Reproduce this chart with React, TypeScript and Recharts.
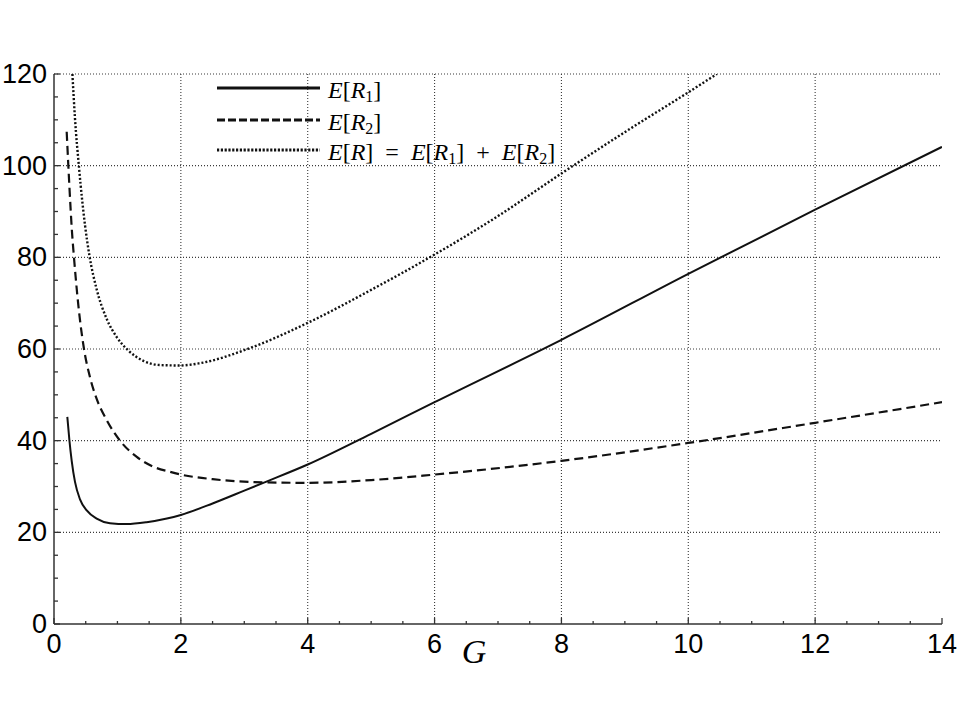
import React from 'react';
import { LineChart, Line, XAxis, YAxis, CartesianGrid, Legend } from 'recharts';

// ---- axis ticks ----
const xMajorTicks = [0, 2, 4, 6, 8, 10, 12, 14];
const xAllTicks = [0, 0.5, 1, 1.5, 2, 2.5, 3, 3.5, 4, 4.5, 5, 5.5, 6, 6.5, 7, 7.5, 8, 8.5, 9, 9.5, 10, 10.5, 11, 11.5, 12, 12.5, 13, 13.5, 14];
const yMajorTicks = [0, 20, 40, 60, 80, 100, 120];
const yAllTicks = [0, 5, 10, 15, 20, 25, 30, 35, 40, 45, 50, 55, 60, 65, 70, 75, 80, 85, 90, 95, 100, 105, 110, 115, 120];
const xGridValues = [2, 4, 6, 8, 10, 12];
const yGridValues = [20, 40, 60, 80, 100, 120];

// ---- series (G, value) ----
const eR1Points = [
  [0.21, 45.2], [0.242, 40.2], [0.279, 35.6], [0.331, 31.0], [0.41, 27.2], [0.516, 24.8],
  [0.673, 23.0], [0.883, 22.0], [1.147, 21.8], [1.46, 22.2], [1.78, 23.0], [2.0, 23.8],
  [2.5, 26.3], [3.0, 29.1], [3.3, 30.8], [4, 34.8], [5, 41.5], [6, 48.4], [8, 62.0],
  [10, 76.4], [12, 90.4], [14, 104.1],
];
const eR2Points = [
  [0.2, 107.4], [0.226, 100], [0.263, 90.3], [0.279, 86.5], [0.315, 80], [0.384, 69.5],
  [0.473, 60], [0.568, 53.8], [0.673, 49.1], [0.83, 44.5], [1.04, 40], [1.3, 36.5],
  [1.57, 34.3], [1.83, 33.2], [2.0, 32.6], [2.5, 31.6], [3.3, 30.9], [4, 30.8],
  [5, 31.4], [6, 32.6], [8, 35.6], [10, 39.5], [12, 43.9], [14, 48.4],
];
const eRPoints = [
  [0.29, 120], [0.33, 110.5], [0.395, 99.5], [0.489, 87], [0.557, 80.5], [0.673, 73],
  [0.83, 66.6], [0.989, 62.6], [1.17, 59.7], [1.41, 57.4], [1.67, 56.5], [1.99, 56.4],
  [2.3, 56.9], [3.07, 60.1], [4, 65.7], [5, 72.9], [6, 80.6], [7, 89.0], [8, 98.3],
  [9.1, 108.2], [10, 116], [10.45, 120],
];

const seriesNames = ['E[R1]', 'E[R2]', 'E[R]'];

type Tok = { t: string; i?: boolean; sub?: boolean };
const legendLabels: Record<string, Tok[]> = {
  'E[R1]': [{ t: 'E', i: true }, { t: '[' }, { t: 'R', i: true }, { t: '1', sub: true }, { t: ']' }],
  'E[R2]': [{ t: 'E', i: true }, { t: '[' }, { t: 'R', i: true }, { t: '2', sub: true }, { t: ']' }],
  'E[R]': [
    { t: 'E', i: true }, { t: '[' }, { t: 'R', i: true }, { t: ']' }, { t: '  =  ' },
    { t: 'E', i: true }, { t: '[' }, { t: 'R', i: true }, { t: '1', sub: true }, { t: ']' }, { t: '  +  ' },
    { t: 'E', i: true }, { t: '[' }, { t: 'R', i: true }, { t: '2', sub: true }, { t: ']' },
  ],
};
const legendDash: Record<string, string | undefined> = {
  'E[R1]': undefined,
  'E[R2]': '8 3',
  'E[R]': '2.2 1.6',
};

const toData = (pts: number[][]) => pts.map(([g, v]) => ({ g, v }));
const eR1Data = toData(eR1Points);
const eR2Data = toData(eR2Points);
const eRData = toData(eRPoints);

const INK = '#111';
const AXIS = '#333';
const TICK_FONT = "'Liberation Sans', Arial, sans-serif";
const MATH_FONT = "'Liberation Serif', 'Times New Roman', serif";

const XTick = (props: any) => {
  const { x, y, payload } = props;
  const major = xMajorTicks.includes(payload.value);
  return (
    <g>
      <line x1={x} x2={x} y1={y} y2={y - (major ? 6 : 3)} stroke={AXIS} strokeWidth={1.3} />
      {major && (
        <text x={x} y={y + 29} textAnchor="middle" fontFamily={TICK_FONT} fontSize={27} fill="#000">
          {payload.value}
        </text>
      )}
    </g>
  );
};

const YTick = (props: any) => {
  const { x, y, payload } = props;
  const major = yMajorTicks.includes(payload.value);
  return (
    <g>
      <line x1={x} x2={x + (major ? 6 : 4)} y1={y} y2={y} stroke={AXIS} strokeWidth={1.3} />
      {major && (
        <text x={x - 7} y={y + 9} textAnchor="end" fontFamily={TICK_FONT} fontSize={27} fill="#000">
          {payload.value}
        </text>
      )}
    </g>
  );
};

const renderGLabel = (props: any) => {
  const vb = props.viewBox || {};
  const x = vb.x + vb.width * (420 / 888);
  const y = vb.y + 39;
  return (
    <text x={x} y={y} textAnchor="middle" fontFamily={MATH_FONT} fontStyle="italic" fontSize={34} fill="#000">
      G
    </text>
  );
};

const renderTokens = (toks: Tok[]) =>
  toks.map((k, idx) => (
    <tspan
      key={idx}
      fontStyle={k.i ? 'italic' : 'normal'}
      fontSize={k.sub ? 16 : 24}
      dy={k.sub ? 4 : idx > 0 && toks[idx - 1].sub ? -4 : 0}
    >
      {k.t}
    </tspan>
  ));

const LegendContent = (props: any) => {
  const payload = props.payload || [];
  const rowY = [14, 46, 76];
  return (
    <svg width={380} height={92} style={{ display: 'block', overflow: 'visible' }}>
      {payload.map((entry: any, i: number) => {
        const name = entry.value as string;
        const yy = rowY[i] ?? 14 + i * 31;
        return (
          <g key={name}>
            <line x1={0} x2={103} y1={yy} y2={yy} stroke={INK} strokeWidth={3.2} strokeDasharray={legendDash[name]} />
            <text x={111} y={yy + 10} fontFamily={MATH_FONT} fontSize={24} fill="#000" style={{ whiteSpace: 'pre' }}>
              {renderTokens(legendLabels[name] || [{ t: name }])}
            </text>
          </g>
        );
      })}
    </svg>
  );
};

export default function App() {
  return (
    <div style={{ position: 'absolute', left: 0, top: 8, width: 960, height: 700, background: '#fff' }}>
      <LineChart width={960} height={700} margin={{ top: 66, right: 18, bottom: 40, left: 0 }}>
        <CartesianGrid
          horizontal
          vertical
          verticalValues={xGridValues}
          horizontalValues={yGridValues}
          stroke="#3a3a3a"
          strokeWidth={1.1}
          strokeDasharray="1 2"
        />
        <XAxis
          dataKey="g"
          type="number"
          domain={[0, 14]}
          ticks={xAllTicks}
          interval={0}
          tickSize={0}
          tickMargin={0}
          tickLine={false}
          tick={<XTick />}
          axisLine={{ stroke: AXIS, strokeWidth: 1.5 }}
          height={44}
          allowDataOverflow
          label={renderGLabel}
        />
        <YAxis
          type="number"
          domain={[0, 120]}
          ticks={yAllTicks}
          interval={0}
          tickSize={0}
          tickMargin={0}
          tickLine={false}
          tick={<YTick />}
          axisLine={{ stroke: AXIS, strokeWidth: 1.5 }}
          width={54}
          allowDataOverflow
        />
        <Legend
          layout="vertical"
          align="center"
          verticalAlign="middle"
          content={<LegendContent />}
          wrapperStyle={{ left: 217, top: 66, width: 380, height: 92 }}
        />
        <Line name={seriesNames[0]} data={eR1Data} dataKey="v" type="monotone" stroke={INK} strokeWidth={2} dot={false} isAnimationActive={false} />
        <Line name={seriesNames[1]} data={eR2Data} dataKey="v" type="monotone" stroke={INK} strokeWidth={2.2} strokeDasharray="9 5" dot={false} isAnimationActive={false} />
        <Line name={seriesNames[2]} data={eRData} dataKey="v" type="monotone" stroke={INK} strokeWidth={2.4} strokeDasharray="2 2" dot={false} isAnimationActive={false} />
      </LineChart>
    </div>
  );
}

__Aim of the exercise__:
Gather each line from the listing above that holds "React".

__The solution__:
Reproduce this chart with React, TypeScript and Recharts.
import React from 'react';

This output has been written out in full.